Thomas Marsh filed a lawsuit Monday, Nov. 1 against Union County employees Lee Jenson and Richard Black. This is only the beginning point of a much larger plan already in place, one that has been constructed over a period of time by several legal minds.
There are a number of people other than the ones named in this suit that need to be thinking very hard about how they are going to defend themselves as this case progresses. The testimonies from this point forward will not be offered in a small hometown court setting but will be heard by a federal judge and a jury of twelve people unassociated with Union County. Laws defined in the N.C. general statutes and the U.S. Constitution will now govern the case from this point forward.

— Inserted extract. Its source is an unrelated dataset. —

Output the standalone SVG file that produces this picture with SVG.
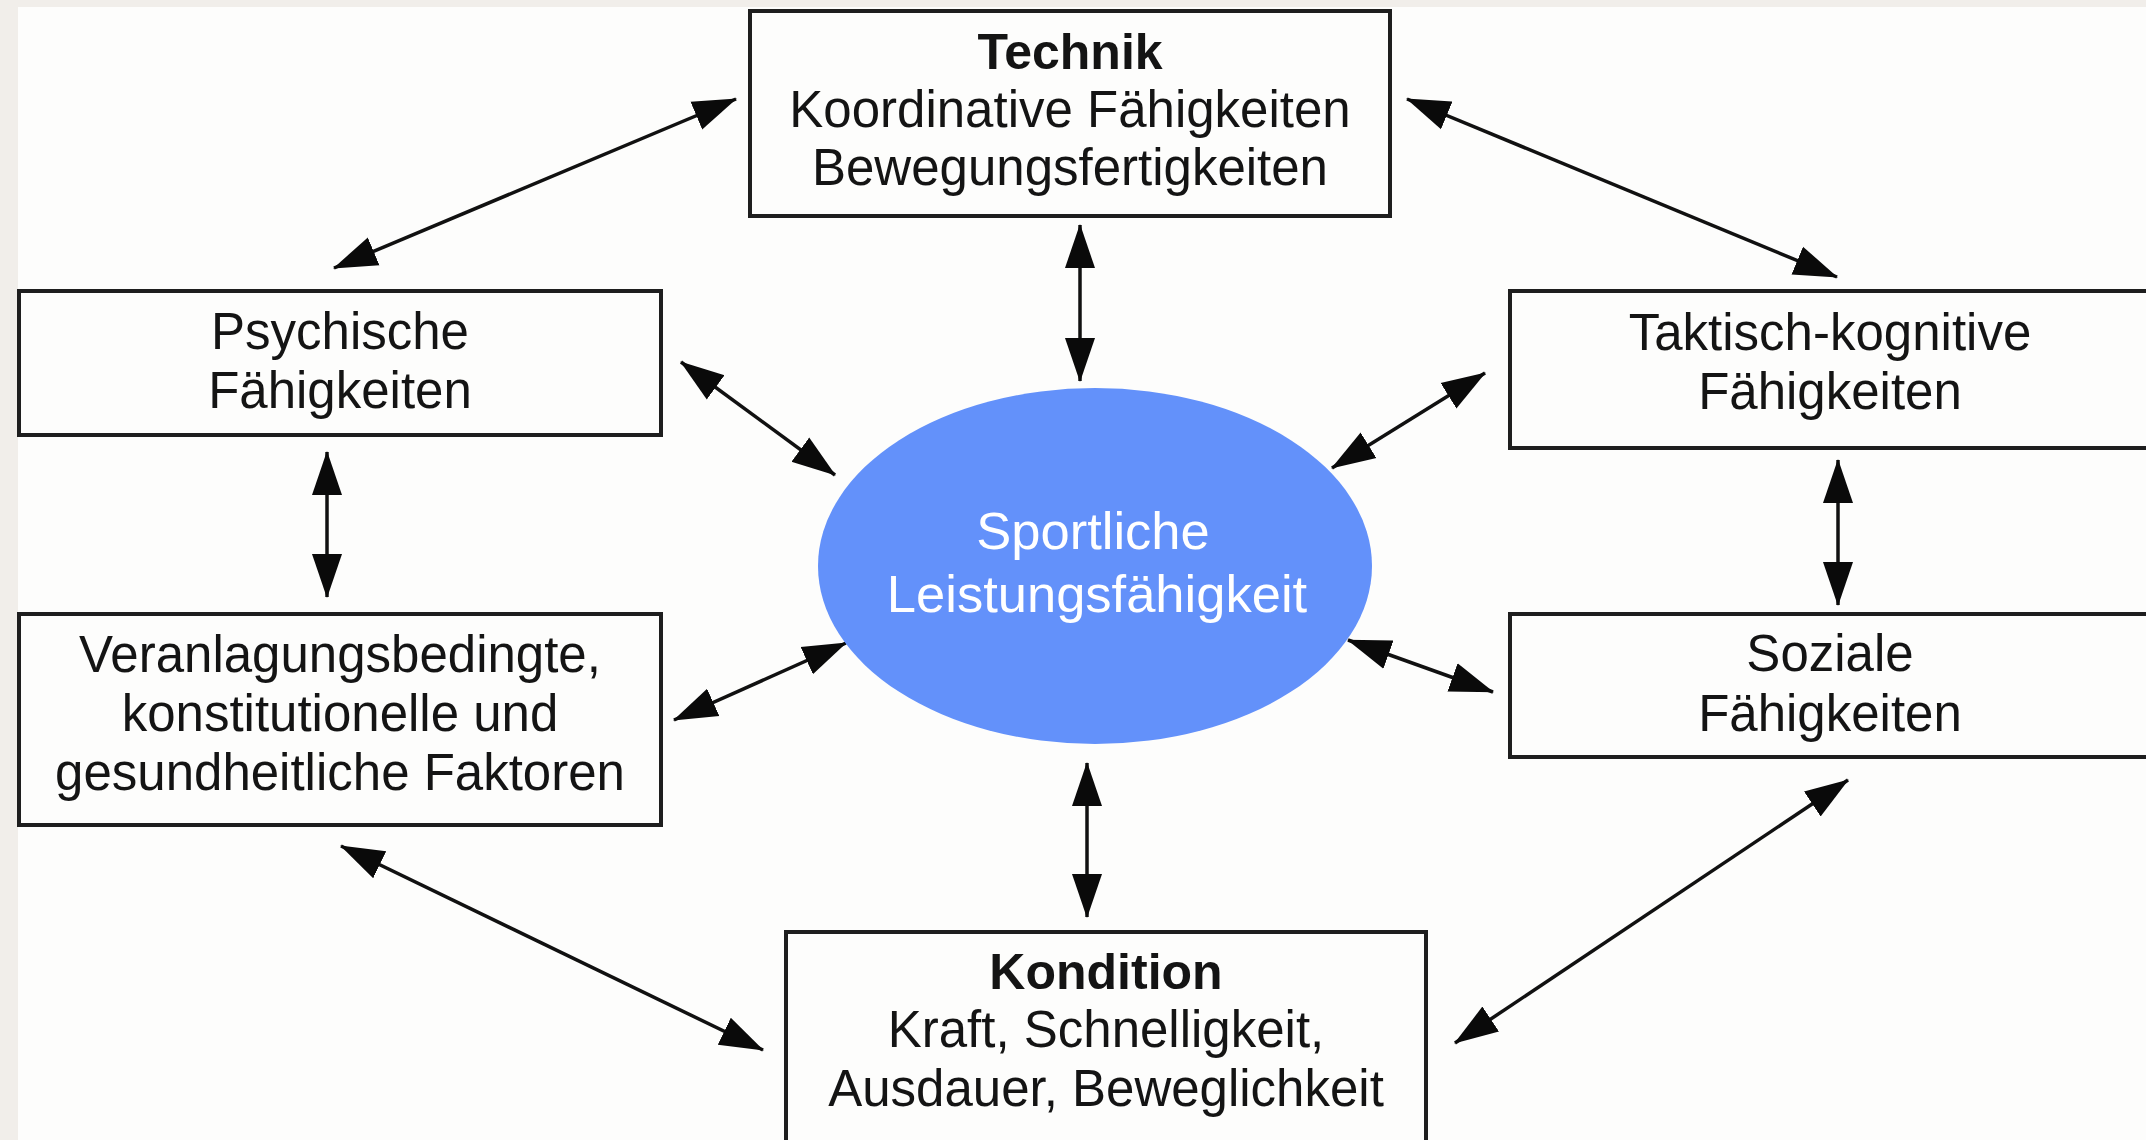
<svg xmlns="http://www.w3.org/2000/svg" width="2146" height="1140" viewBox="0 0 2146 1140">
<style>
.box{fill:#fdfdfc;stroke:#1e1e1e;stroke-width:4}
.t{font-family:"Liberation Sans",Arial,sans-serif;font-size:51px;fill:#141414;text-anchor:middle}
.b{font-weight:bold;font-size:50px}
.c{stroke:#111;stroke-width:3.5;fill:none;marker-start:url(#ah);marker-end:url(#ah)}
.w{font-family:"Liberation Sans",Arial,sans-serif;font-size:52.5px;fill:#ffffff;text-anchor:middle}
</style>
<defs>
<marker id="ah" markerUnits="userSpaceOnUse" markerWidth="44" markerHeight="32" viewBox="0 0 44 32" refX="43" refY="16" orient="auto-start-reverse">
<path d="M0,1 L44,16 L0,31 z" fill="#0a0a0a"/>
</marker>
</defs>
<rect x="0" y="0" width="2146" height="1140" fill="#f1eeea"/>
<rect x="18" y="7" width="2140" height="1140" fill="#fdfdfc"/>

<g id="connectors">
<line class="c" x1="736" y1="99" x2="334" y2="268"/>
<line class="c" x1="1407" y1="99" x2="1837" y2="277"/>
<line class="c" x1="1080" y1="225" x2="1080" y2="381"/>
<line class="c" x1="681" y1="362" x2="835" y2="475"/>
<line class="c" x1="1485" y1="373" x2="1332" y2="468"/>
<line class="c" x1="327" y1="452" x2="327" y2="597"/>
<line class="c" x1="674" y1="720" x2="846" y2="643"/>
<line class="c" x1="1348" y1="640" x2="1493" y2="692"/>
<line class="c" x1="1838" y1="460" x2="1838" y2="605"/>
<line class="c" x1="1087" y1="763" x2="1087" y2="917"/>
<line class="c" x1="341" y1="846" x2="763" y2="1050"/>
<line class="c" x1="1848" y1="780" x2="1455" y2="1043"/>
</g>

<g id="center">
<ellipse cx="1095" cy="566" rx="277" ry="178" fill="#6391fa"/>
<text class="w" x="1093" y="549">Sportliche</text>
<text class="w" x="1097" y="612">Leistungsfähigkeit</text>
</g>

<g id="technik">
<rect class="box" x="750" y="11" width="640" height="205"/>
<text class="t b" x="1070" y="69">Technik</text>
<text class="t" x="1070" y="127">Koordinative Fähigkeiten</text>
<text class="t" x="1070" y="185">Bewegungsfertigkeiten</text>
</g>

<g id="psychische">
<rect class="box" x="19" y="291" width="642" height="144"/>
<text class="t" x="340" y="349">Psychische</text>
<text class="t" x="340" y="408">Fähigkeiten</text>
</g>

<g id="taktisch">
<rect class="box" x="1510" y="291" width="650" height="157"/>
<text class="t" x="1830" y="350">Taktisch-kognitive</text>
<text class="t" x="1830" y="409">Fähigkeiten</text>
</g>

<g id="veranlagung">
<rect class="box" x="19" y="614" width="642" height="211"/>
<text class="t" x="340" y="672">Veranlagungsbedingte,</text>
<text class="t" x="340" y="731">konstitutionelle und</text>
<text class="t" x="340" y="790">gesundheitliche Faktoren</text>
</g>

<g id="soziale">
<rect class="box" x="1510" y="614" width="650" height="143"/>
<text class="t" x="1830" y="671">Soziale</text>
<text class="t" x="1830" y="731">Fähigkeiten</text>
</g>

<g id="kondition">
<rect class="box" x="786" y="932" width="640" height="215"/>
<text class="t b" x="1106" y="989">Kondition</text>
<text class="t" x="1106" y="1047">Kraft, Schnelligkeit,</text>
<text class="t" x="1106" y="1106">Ausdauer, Beweglichkeit</text>
</g>
</svg>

Brian Rogers was chairman of the Board of Adjustment when Pinky Marsh’s case came before his board for the first time. Rogers made the statement to Pinky that the Board of Adjustment held themselves to the same standards as a court of law.
There is a petition that was hand carried to area homes and businesses in an attempt to acquire enough signatures to stop Pinky’s Hispanic rodeo. This petition’s existence will be proven from witnesses who say they signed or were asking to sign the petition.
For the people circulating this petition, there had to be a belief that the rodeo could be stopped if enough signatures were acquired. Signing a petition carries no penalty under law, but falsifying and tampering with evidence does.
Union County citizens, Dietrich Bonhoeffer once stated, “Silence in the face of evil is itself evil; God will not hold us guiltless. Not to speak is to speak. Not to act is to act.” There comes a time when you must stand for what is right. Silence in the face of evil is to form a relationship with evil itself.